The idea of individual ownership is quickly disappearing, and is being replaced by a system akin to serfdom, where the serf (you) is not allowed actual ownership, so that the master (the corporation) maintains control. As the information age develops, “license agreements” pervade in a way that limit your ownership of something. If you buy a movie on your computer, the studios want to limit the license agreement so that even after you’ve paid your money, the studios still control how you watch the movie, and on which appliances. While the claim is that they are trying to avoid piracy, that’s bull–they just want to limit it so they can sell you the same thing all over again in a different format, and still control what you “own.”

Examples of this abound. One variation is the “region encoding” of DVDs, which restricts the buyer of a DVD to play that DVD in the same geographic region where they bought it. For example, I live in Japan, which is region 2; however, I want to buy DVDs from the U.S., which is region 1. But when I try to play a region 1 DVD in a region 2 player, it won’t work; they want to force me to buy the DVD in Japan. Why? To fight piracy, they’ll claim. Again, bull. Pirates can easily, effortlessly get rid of the region encoding. They don’t want to stop pirates, they want to stop legitimate consumers from getting around regional pricing and release dates. If I buy DVDs in Japan, they cost about 50% more, and are usually released months after the U.S. release. Region encoding is not to protect from pirating, it is to protect the profits of the movie studios.

In short, any license agreement at the individual consumer level has one purpose: to make more money for the vendor by denying true ownership to the purchaser.

The whole “licensing” business is as if you bought a new car, but the “license agreement” only allowed you to drive the car to work, and you are forbidden to do shopping or leisure using the vehicle; for that, you need to buy another car. And just to make sure you follow the license agreement, the car dealer will have someone follow your car around to make sure you honor it, ready to disable your car should you stop off at the convenience store. That is the effective analogy for what these “intellectual property” vendors are doing.

Microsoft’s one-license-transfer-only policy could be equated to giving a car to a new family member. When you buy the car, you may sell it or give it to one person, but that person must then keep it or throw it away–the car may not be given to another person again, ever.

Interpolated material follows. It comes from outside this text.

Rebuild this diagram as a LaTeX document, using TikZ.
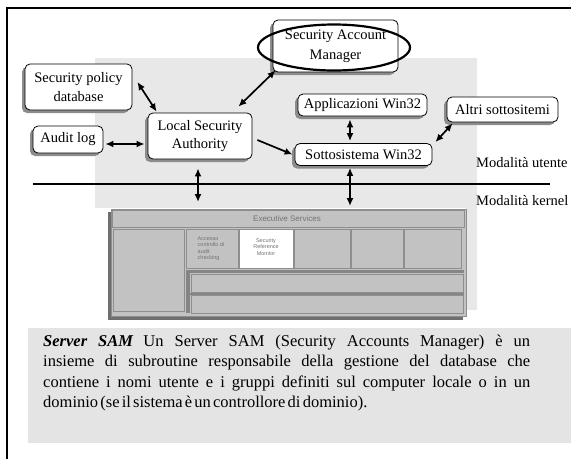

The Vista scheme is a sham because the transfer of the license to a new computer could be performed in a way that ensures the copy on the older machine is disabled. But the probable reason Microsoft is doing this is because their whole “activation” scheme costs them money in terms of hiring telephone operators to help people with the process; to avoid the extra cost of assuming you’re a criminal, they want to limit your legal property rights.

Here’s a radical concept: when you buy something, you own it. You can do whatever the hell you want with it. Since information can be duplicated, and that is a form of stealing, that can be forbidden rightfully. But beyond that, what you own, you control. This whole license crap is nothing but a way to deprive individuals of the right of legitimate ownership.